その結果、21T以下では、どちらの方向でも同じような磁場依存性が示された。BCS理論に基づいた通常の超伝導状態では空間変調性がないため、結晶中で均一に超伝導状態が現れる。そのため、結晶に対して音波を印加する方向を変化させてもほとんど音速の磁場依存性は変化せず、音波方向に対して等方的な応答となるのが自然だという。

一方、21~25Tでは音波方向によって磁場依存性が異なり、異方的な応答が示されたとする。BCS理論では21Tがこの物質の超伝導状態が破壊されてしまう限界磁場であり、この21T以上の磁場領域こそがFFLO状態が現れると理論的に予想されている領域だという。

さらに25T以上までいくと、電気抵抗測定から通常の金属状態になることがわかっており、異方性は消失。つまり、FFLO状態のみで音波方向に対して異方性を示すことが発見されたとする。

空間変調した超伝導では、音波方向によって周期構造に沿って伝搬するか、またいで伝搬するかという差がある。これこそが異方性を示す原因であり、この振る舞いから空間変調している方向を決定することに成功したと研究チームでは説明している。この有機超伝導体の電子状態に基づいて、理論的に予想されるFFLO状態の空間変調方向が、今回の結果で得られた方向と間違いなく一致することが確かめられ、FFLO状態が現れている決定的な証拠となったとする。

今回の研究による異方性の検出によって、これまで実験的議論が困難だったFFLO状態の最大の特徴の1つである空間変調という性質の詳細について、遂に踏み込めるようになったという。実際、先行研究では間接的な議論が多く、空間変調に関する決定的な情報は得られていなかったとする。

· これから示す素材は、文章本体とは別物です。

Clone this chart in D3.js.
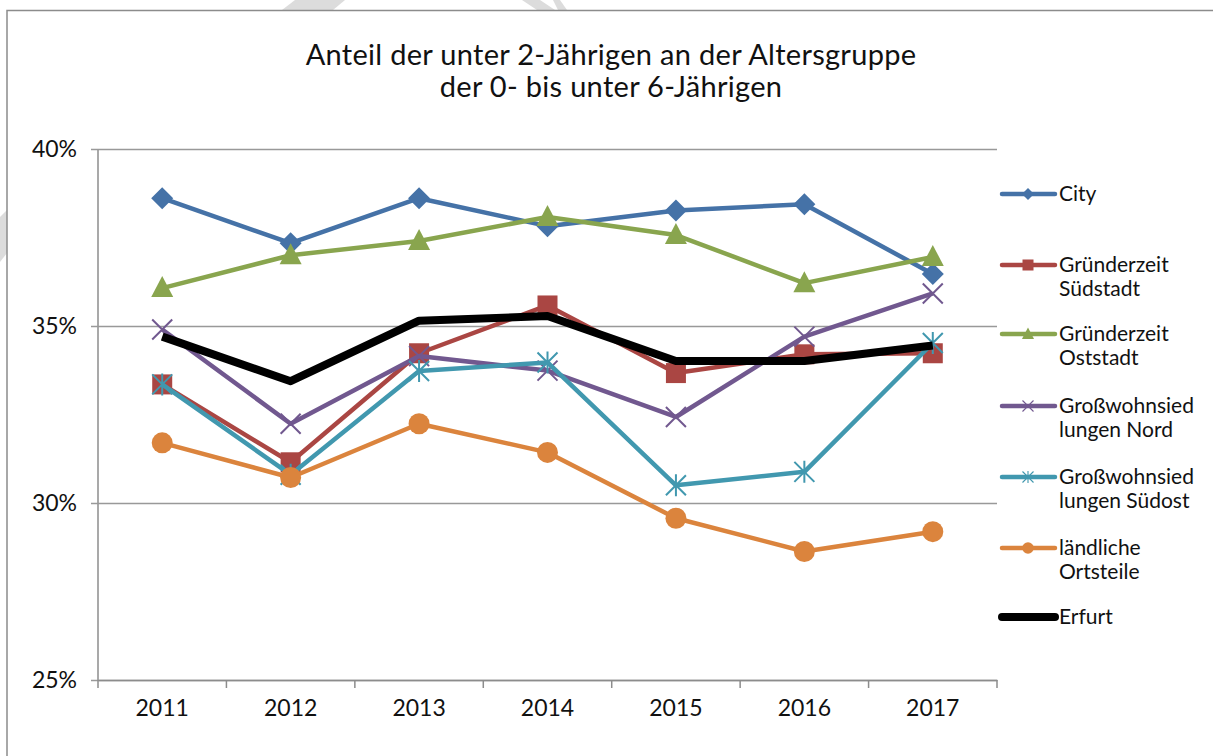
<!DOCTYPE html>
<html>
<head>
<meta charset="utf-8">
<title>Anteil der unter 2-Jährigen</title>
<script src="https://cdn.jsdelivr.net/npm/d3@7"></script>
<style>
	body{ margin:0; background:#fff; }
	text{ font-family: Lato, "Open Sans", sans-serif; fill:#111; }
</style>
</head>
<body>
<div id="chart"></div>
<script>
/* data */
var years = ["2011","2012","2013","2014","2015","2016","2017"];
var city      = [38.61, 37.34, 38.61, 37.82, 38.26, 38.44, 36.47];
var suedstadt = [33.35, 31.15, 34.23, 35.58, 33.67, 34.20, 34.23];
var oststadt  = [36.07, 37.00, 37.40, 38.08, 37.57, 36.21, 36.95];
var nord      = [34.90, 32.24, 34.15, 33.74, 32.43, 34.70, 35.92];
var suedost   = [33.35, 30.80, 33.73, 33.97, 30.50, 30.88, 34.52];
var laendlich = [31.70, 30.72, 32.24, 31.43, 29.57, 28.63, 29.19];
var erfurt    = [34.70, 33.44, 35.15, 35.28, 34.01, 34.01, 34.45];
var y_ticks = [25, 30, 35, 40];

var series = [
	{name:["City"], values:city, color:"#4572a7", mark:"diamond", width:4.5},
	{name:["Gründerzeit","Südstadt"], values:suedstadt, color:"#aa4643", mark:"square", width:4.5},
	{name:["Gründerzeit","Oststadt"], values:oststadt, color:"#89a54e", mark:"triangle", width:4.5},
	{name:["Großwohnsied","lungen Nord"], values:nord, color:"#71588f", mark:"x", width:4.5},
	{name:["Großwohnsied","lungen Südost"], values:suedost, color:"#4198af", mark:"star", width:4.5},
	{name:["ländliche","Ortsteile"], values:laendlich, color:"#db843d", mark:"circle", width:4.5},
	{name:["Erfurt"], values:erfurt, color:"#000000", mark:null, width:8}
];

var w = 1213, h = 756;
var svg = d3.select("#chart").append("svg").attr("width",w).attr("height",h);

/* watermark pieces and frame */
var wm = svg.append("g").attr("fill","#dcdcdc");
wm.append("path").attr("d","M282,10 L295,0 L345,0 L333,10 Z");
wm.append("path").attr("d","M522,0 L540,0 L555,10 L537,10 Z");
wm.append("path").attr("d","M553,0 L560,0 L567,10 L558,10 Z");
wm.append("path").attr("d","M0,217 L7,210 L7,253 L0,262 Z");
svg.append("path").attr("d","M7,756 L7,10.5 L1213,10.5")
	.attr("fill","none").attr("stroke","#8c8c8c").attr("stroke-width",1.5);

/* title */
var title = svg.append("text").attr("text-anchor","middle").attr("font-size",29).attr("letter-spacing",0.3);
title.append("tspan").attr("x",611).attr("y",65).text("Anteil der unter 2-Jährigen an der Altersgruppe");
title.append("tspan").attr("x",611).attr("y",97).text("der 0- bis unter 6-Jährigen");

var p_left = 98, p_right = 997, p_top = 149, p_bottom = 680;
var x_band = d3.scaleBand().domain(years).range([p_left,p_right]);
var x = function(d){ return x_band(d) + x_band.bandwidth()/2; };
var y = d3.scaleLinear().domain([25,40]).range([p_bottom,p_top]);

/* grid + y axis */
var y_axis = d3.axisLeft(y).tickValues(y_ticks).tickSize(-(p_right-p_left))
	.tickFormat(function(d){ return d + "%"; });
svg.append("g").attr("transform","translate("+p_left+",0)").call(y_axis)
	.call(function(g){
		g.select(".domain").attr("stroke","#8c8c8c").attr("stroke-width",1.5).attr("d","M0,"+p_top+"V"+p_bottom);
		g.selectAll(".tick line").attr("stroke","#999").attr("stroke-width",1.5).attr("x1",-7);
		g.selectAll(".tick text").attr("x",-21).attr("font-size",23).attr("fill","#111")
			.style("font-family","Lato, sans-serif");
	});

/* x axis */
var x_axis = d3.axisBottom(x_band).tickSize(0).tickSizeOuter(0);
svg.append("g").attr("transform","translate(0,"+p_bottom+")").call(x_axis)
	.call(function(g){
		g.select(".domain").attr("stroke","#8c8c8c").attr("stroke-width",1.5);
		g.selectAll(".tick text").attr("dy","1.45em").attr("font-size",23).attr("fill","#111")
			.style("font-family","Lato, sans-serif");
	});
/* category separators */
svg.append("g").selectAll("line").data(years.concat([null])).enter().append("line")
	.attr("x1",function(d,i){ return p_left + i*x_band.bandwidth(); })
	.attr("x2",function(d,i){ return p_left + i*x_band.bandwidth(); })
	.attr("y1",p_bottom).attr("y2",p_bottom+8)
	.attr("stroke","#8c8c8c").attr("stroke-width",1.5);

/* marker shapes */
function marker(g, type, color, cx, cy){
	if(type == "diamond"){
		g.append("path").attr("d","M"+cx+","+(cy-11)+"L"+(cx+11)+","+cy+"L"+cx+","+(cy+11)+"L"+(cx-11)+","+cy+"Z").attr("fill",color);
	}else if(type == "square"){
		g.append("rect").attr("x",cx-10).attr("y",cy-10).attr("width",20).attr("height",20).attr("fill",color);
	}else if(type == "triangle"){
		g.append("path").attr("d","M"+cx+","+(cy-12)+"L"+(cx+11)+","+(cy+9)+"L"+(cx-11)+","+(cy+9)+"Z").attr("fill",color);
	}else if(type == "x"){
		g.append("path").attr("d","M"+(cx-10)+","+(cy-10)+"L"+(cx+10)+","+(cy+10)+"M"+(cx+10)+","+(cy-10)+"L"+(cx-10)+","+(cy+10))
			.attr("stroke",color).attr("stroke-width",2);
	}else if(type == "star"){
		g.append("path").attr("d","M"+(cx-10)+","+(cy-10)+"L"+(cx+10)+","+(cy+10)+"M"+(cx+10)+","+(cy-10)+"L"+(cx-10)+","+(cy+10)+"M"+cx+","+(cy-11)+"L"+cx+","+(cy+11))
			.attr("stroke",color).attr("stroke-width",2);
	}else if(type == "circle"){
		g.append("circle").attr("cx",cx).attr("cy",cy).attr("r",10.5).attr("fill",color);
	}
}

var line = d3.line().x(function(d,i){ return x(years[i]); }).y(function(d){ return y(d); });
var plot = svg.append("g");
series.forEach(function(s){
	var g = plot.append("g");
	g.append("path").attr("d",line(s.values)).attr("fill","none")
		.attr("stroke",s.color).attr("stroke-width",s.width).attr("stroke-linejoin","round");
	if(s.mark){
		s.values.forEach(function(v,i){ marker(g, s.mark, s.color, x(years[i]), y(v)); });
	}
});

/* legend */
var leg_y = [194, 265, 334, 406, 477, 548, 617];
var legend = svg.append("g");
series.forEach(function(s,i){
	var g = legend.append("g").attr("transform","translate(1000,"+leg_y[i]+")");
	g.append("line").attr("x1",2).attr("x2",55).attr("y1",0).attr("y2",0)
		.attr("stroke",s.color).attr("stroke-width",s.width).attr("stroke-linecap","round");
	if(s.mark){
		var mg = g.append("g").attr("transform","translate(28,0) scale(0.55) translate(-28,0)");
		marker(mg, s.mark, s.color, 28, 0);
	}
	var t = g.append("text").attr("x",59).attr("y",7).attr("font-size",21);
	s.name.forEach(function(n,k){
		t.append("tspan").attr("x",59).attr("dy",k==0?0:24).text(n);
	});
});
</script>
</body>
</html>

なお研究チームでは、異方性を通したFFLO状態の正確な空間変調性の証拠が発見されたのは今回が初めてであり、画期的な成果だとしており、今後は、ほかの候補物質の測定も行うことで、固体中のFFLO状態の実験的理解が加速していくことが期待されるとしている。また、FFLO状態の電子対形成が示す空間変調性は固体物性物理だけの概念でなく、素粒子物理などの階層が異なる物理分野でも現れることから、今回の成果は多岐にわたる物理現象の理解に重要な基礎となることが期待されるとしている。